PSentScore: Evaluating Sentiment Polarity in Dialogue Summarization
Yongxin Zhou, Fabien Ringeval, François Portet
TL;DR
This paper tackles the problem that dialogue summaries often omit affective content, despite its value for user experience and healthcare applications. It introduces PSent, a word-level sentiment proportion, and PSentScore, a reference-less metric that assesses how well sentiment in dialogues is preserved in summaries via correlation and error measures. By training word-level sentiment analyzers and applying a sentiment-driven data filtering strategy, the authors show that preserving affective content can be substantially improved, albeit with modest trade-offs in traditional factual metrics.
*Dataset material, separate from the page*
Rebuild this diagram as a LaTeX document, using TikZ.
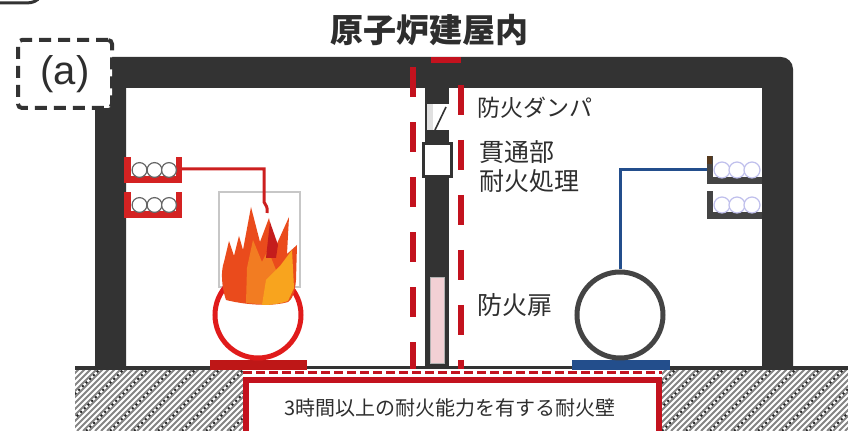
\documentclass[tikz,border=0pt]{standalone}
\usepackage{fontspec}
\newfontfamily\jp{Noto Sans CJK JP}
\newfontfamily\latsans{Liberation Sans}
\definecolor{wallgray}{HTML}{333333}
\definecolor{zonered}{HTML}{C3121E}
\definecolor{trayred}{HTML}{D42222}
\definecolor{eqred}{HTML}{E01B1B}
\definecolor{cablered}{HTML}{CC1F1F}
\definecolor{steelblue}{HTML}{234E8C}
\definecolor{equipgray}{HTML}{444444}
\definecolor{hatchgray}{HTML}{858585}
\definecolor{textgray}{HTML}{2E2E2E}
\definecolor{doorpink}{HTML}{F2D0D4}
\definecolor{flameA}{HTML}{EA4B1C}
\definecolor{flameB}{HTML}{F27C22}
\definecolor{flameC}{HTML}{F8A41E}
\definecolor{flameD}{HTML}{C41C1C}
\begin{document}
\begin{tikzpicture}[x=0.5pt,y=-0.5pt,
  wall/.style={fill=wallgray},
  firezone/.style={draw=zonered, line width=3pt, dash pattern=on 15pt off 12.5pt},
  floorzone/.style={draw=zonered, line width=1.5pt, dash pattern=on 4.5pt off 2pt},
  hatchline/.style={draw=hatchgray, line width=1pt},
  hatchdots/.style={draw=black!85, line width=1pt, dash pattern=on 1pt off 1.6pt},
  lbl/.style={text=textgray, inner sep=0pt, anchor=west},
  cablecirc/.style={fill=white, draw=#1, line width=0.6pt},
  equip/.style={circle, draw=#1, line width=2.5pt, fill=white, minimum size=43pt, inner sep=0pt},
  redcable/.style={draw=cablered, line width=1.5pt},
  bluecable/.style={draw=steelblue, line width=1.5pt},
]
\useasboundingbox (0,0) rectangle (848,431);

% cut-off stroke in the upper left corner
\draw[wallgray, line width=1.5pt] (0,3) -- (26,3) .. controls (33,3) and (37,1) .. (40,-3);

% ground with hatching
\begin{scope}
  \clip (75,369) rectangle (848,431);
  \foreach \k in {0,...,142} { \draw[hatchline] ({11+6*\k},431) -- ({73+6*\k},369); }
  \foreach \k in {0,...,36} { \draw[hatchdots] ({14+24*\k},431) -- ({76+24*\k},369); }
\end{scope}
\draw[wallgray, line width=2.2pt] (75,368) -- (848,368);

% building shell: roof slab and outer walls
\fill[wall] (95,57) [rounded corners=6pt] -- (793,57) [sharp corners] -- (793,367)
  -- (762,367) -- (762,88) -- (126,88) -- (126,367) -- (95,367) -- cycle;

% central fire wall
\fill[wall] (425,88) rectangle (449,367);
% fire damper
\fill[white] (427,104) rectangle (449,130);
\fill[black!12] (427,104) rectangle (433,130);
\draw[wallgray, line width=0.8pt] (435,130) -- (446,107);
% penetration fire treatment
\node[draw=wallgray, line width=1.5pt, fill=white, minimum width=14pt, minimum height=16.5pt, inner sep=0pt] (sleeve) at (437.5,160.5) {};
% fire door
\node[draw=black!30, line width=0.4pt, fill=doorpink, minimum width=7pt, minimum height=43pt, inner sep=0pt] (door) at (437,320.5) {};

% fire zone boundary
\draw[firezone] (413,372) -- (413,60) -- (461,60) -- (461,372);

% floor strip and wall rating box
\fill[white] (243,369) rectangle (662,440);
\draw[floorzone] (243,372.5) -- (662,372.5);
\draw[draw=zonered, line width=3pt] (246,380) rectangle (659,445);
\node[font=\jp\fontsize{10}{12}\selectfont, text=textgray] (rating) at (450,408) {3時間以上の耐火能力を有する耐火壁};

% left cable trays (red)
\foreach \t/\n in {157/1,192/2} {
  \fill[trayred] (124,\t) rectangle (131,\t+26);
  \fill[trayred] (124,\t+19) rectangle (182,\t+26);
  \fill[trayred] (176,\t) rectangle (182,\t+26);
  \foreach \cx in {139.5,154.5,169} { \draw[cablecirc=black!60] (\cx,\t+13) circle[radius=3.7pt]; }
}
\coordinate (trayL1) at (182,169);

% right cable trays (gray)
\foreach \t in {156,191} {
  \fill[equipgray] (707,\t) rectangle (713,\t+28);
  \fill[equipgray] (707,\t+21) rectangle (762,\t+28);
  \foreach \cx in {722,737,752} { \draw[cablecirc=black!30!blue!25] (\cx,\t+14) circle[radius=4pt]; }
}
\fill[black!55!brown] (707,156) rectangle (712,164);
\coordinate (trayR1) at (707,170);

% burning equipment
\draw[black!22, line width=0.6pt] (219,192) rectangle (300,287);
\fill[eqred!85!black] (210,360) rectangle (307,370);
\node[equip=eqred] (pumpL) at (258,315) {};
\fill[flameA] (226,300) .. controls (221,285) and (221,270) .. (224,262) -- (229,241) -- (234,256)
  -- (239,236) -- (243,250) -- (251,207) -- (260,242) -- (269,218) -- (275,248) -- (289,217)
  -- (287,254) -- (297,245) -- (296,280) .. controls (295,292) and (292,300) .. (288,302)
  .. controls (275,306) and (250,306) .. (226,300) -- cycle;
\fill[flameB] (246,303) -- (247,268) -- (253,240) -- (262,262) -- (268,250) -- (276,270)
  -- (270,305) -- cycle;
\fill[flameC] (262,305) -- (266,280) -- (280,266) -- (292,250) -- (294,288) -- (288,301)
  .. controls (280,304) and (270,305) .. (262,305) -- cycle;
\fill[flameD] (266,258) -- (270,222) -- (278,245) -- (276,258) -- cycle;
\coordinate (flamefeed) at (264,202);
\draw[redcable] (trayL1) -| (flamefeed) .. controls (266,206) and (268,207) .. (267,213);

% standby equipment
\fill[steelblue] (572,360) rectangle (670,370);
\node[equip=equipgray] (pumpR) at (620,315) {};
\draw[bluecable] (trayR1) -| (pumpR.north);

% labels
\node[font=\jp\bfseries\fontsize{16.5}{20}\selectfont, text=textgray] (title) at (429,30) {原子炉建屋内};
\node[lbl, font=\jp\fontsize{11.5}{14}\selectfont] (damper) at (477,108) {防火ダンパ};
\node[lbl, font=\jp\fontsize{12.5}{14.5}\selectfont, align=left] (sleevetext) at (479,167) {貫通部\\耐火処理};
\node[lbl, font=\jp\fontsize{12.5}{15}\selectfont] (doortext) at (477,305) {防火扉};

% panel tag
\node[draw=wallgray, line width=2pt, dash pattern=on 6pt off 3.5pt, rounded corners=2pt, fill=white,
  minimum width=47pt, minimum height=34pt, inner sep=0pt, font=\latsans\fontsize{20}{24}\selectfont,
  text=textgray] (tag) at (65,74) {(a)};
\end{tikzpicture}
\end{document}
The work provides a practical, reproducible framework for sentiment-aware dialogue summarization and suggests that sentiment-aligned training data can enhance affective preservation in generated summaries with meaningful real-world implications.
Abstract
Automatic dialogue summarization is a well-established task with the goal of distilling the most crucial information from human conversations into concise textual summaries. However, most existing research has predominantly focused on summarizing factual information, neglecting the affective content, which can hold valuable insights for analyzing, monitoring, or facilitating human interactions. In this paper, we introduce and assess a set of measures PSentScore, aimed at quantifying the preservation of affective content in dialogue summaries. Our findings indicate that state-of-the-art summarization models do not preserve well the affective content within their summaries. Moreover, we demonstrate that a careful selection of the training set for dialogue samples can lead to improved preservation of affective content in the generated summaries, albeit with a minor reduction in content-related metrics.